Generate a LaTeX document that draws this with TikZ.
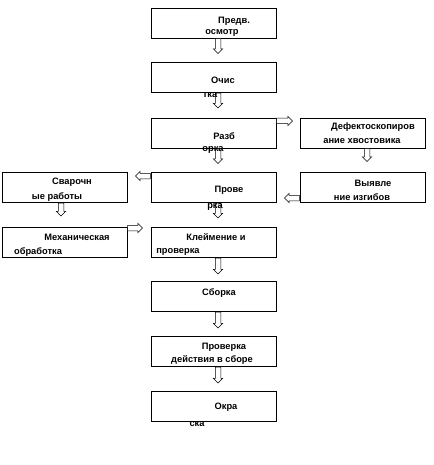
\documentclass[tikz,border=0pt]{standalone}
\usepackage{fontspec}
\setmainfont{Liberation Sans}
\usetikzlibrary{shapes.arrows, positioning}

\begin{document}
\begin{tikzpicture}[x=1pt, y=-1pt,
    box/.style={draw, line width=0.6pt, minimum width=125pt, minimum height=30pt, inner sep=0pt},
    lbl/.style={inner sep=0pt, font=\fontsize{9.3}{10}\selectfont\bfseries},
    arr/.style={single arrow, draw, line width=0.5pt, fill=white, inner sep=2.5pt,
        minimum width=9pt, single arrow head extend=2pt, single arrow head indent=0pt,
        shape border rotate=#1, anchor=tail}
]
\useasboundingbox (0,0) rectangle (433,465);

% main column
\node[box] (osm) at (213.5, 23) {};
\node[box] (och) at (213.5, 77.5) {};
\node[box] (razb) at (213.5, 133) {};
\node[box] (prov) at (213.5, 187.5) {};
\node[box] (kleim) at (213.5, 242.5) {};
\node[box] (sborka) at (213.5, 296.5) {};
\node[box] (provsb) at (213.5, 351.5) {};
\node[box] (okr) at (213.5, 406) {};
% side boxes
\node[box] (defekt) at (362.5, 133) {};
\node[box] (vyyav) at (362.5, 187.5) {};
\node[box] (svar) at (64.5, 187.5) {};
\node[box] (mekh) at (64.5, 242.5) {};

% down arrows along the main column
\node[arr=270, minimum height=15pt] at ([xshift=4.5pt]osm.south) {};
\node[arr=270, minimum height=15pt] at ([xshift=4.5pt]och.south) {};
\node[arr=270, minimum height=15pt] at ([xshift=4.5pt]razb.south) {};
\node[arr=270, minimum height=15pt] at ([xshift=4.5pt]prov.south) {};
\node[arr=270, minimum height=16pt] at ([xshift=4.5pt]kleim.south) {};
\node[arr=270, minimum height=16pt] at ([xshift=4.5pt]sborka.south) {};
\node[arr=270, minimum height=16pt] at ([xshift=4.5pt]provsb.south) {};

% side arrows
\node[arr=0, minimum height=16pt] at ([yshift=12pt]razb.east) {};
\node[arr=270, minimum height=13pt] at ([xshift=4.5pt]defekt.south) {};
\node[arr=180, minimum height=15pt] at ([yshift=-10.5pt]vyyav.west) {};
\node[arr=180, minimum height=15pt] at ([yshift=11.5pt]prov.west) {};
\node[arr=270, minimum height=13pt] at ([xshift=-3.5pt]svar.south) {};
\node[arr=0, minimum height=15pt] at ([yshift=14.5pt]mekh.east) {};

% labels
\node[lbl] at (234, 21) {Предв.};
\node[lbl] at (222, 33) {осмотр};
\node[lbl] at (223, 80) {Очис};
\node[lbl] at (210, 95) {тка};
\node[lbl] at (224, 136) {Разб};
\node[lbl] at (213, 150) {орка};
\node[lbl] at (373, 127) {Дефектоскопиров};
\node[lbl] at (362, 141) {ание хвостовика};
\node[lbl] at (229, 190) {Прове};
\node[lbl] at (215, 207) {рка};
\node[lbl] at (373, 183) {Выявле};
\node[lbl] at (362, 197) {ние изгибов};
\node[lbl] at (72, 182) {Сварочн};
\node[lbl] at (57, 197) {ые работы};
\node[lbl] at (77, 237) {Механическая};
\node[lbl] at (38, 252) {обработка};
\node[lbl] at (216, 237) {Клеймение и};
\node[lbl] at (178, 252) {проверка};
\node[lbl] at (219, 293) {Сборка};
\node[lbl] at (224, 347) {Проверка};
\node[lbl] at (212, 360) {действия в сборе};
\node[lbl] at (226, 407) {Окра};
\node[lbl] at (197, 424) {ска};
\end{tikzpicture}
\end{document}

**Instructions to follow**
Starting at the first line of the material, output exactly the lines up to and including the one with "(0,0) rectangle (433,465);". Do not include the pictures.

**Answer to the problem**
Generate a LaTeX document that draws this with TikZ.
\documentclass[tikz,border=0pt]{standalone}
\usepackage{fontspec}
\setmainfont{Liberation Sans}
\usetikzlibrary{shapes.arrows, positioning}

\begin{document}
\begin{tikzpicture}[x=1pt, y=-1pt,
    box/.style={draw, line width=0.6pt, minimum width=125pt, minimum height=30pt, inner sep=0pt},
    lbl/.style={inner sep=0pt, font=\fontsize{9.3}{10}\selectfont\bfseries},
    arr/.style={single arrow, draw, line width=0.5pt, fill=white, inner sep=2.5pt,
        minimum width=9pt, single arrow head extend=2pt, single arrow head indent=0pt,
        shape border rotate=#1, anchor=tail}
]
\useasboundingbox (0,0) rectangle (433,465);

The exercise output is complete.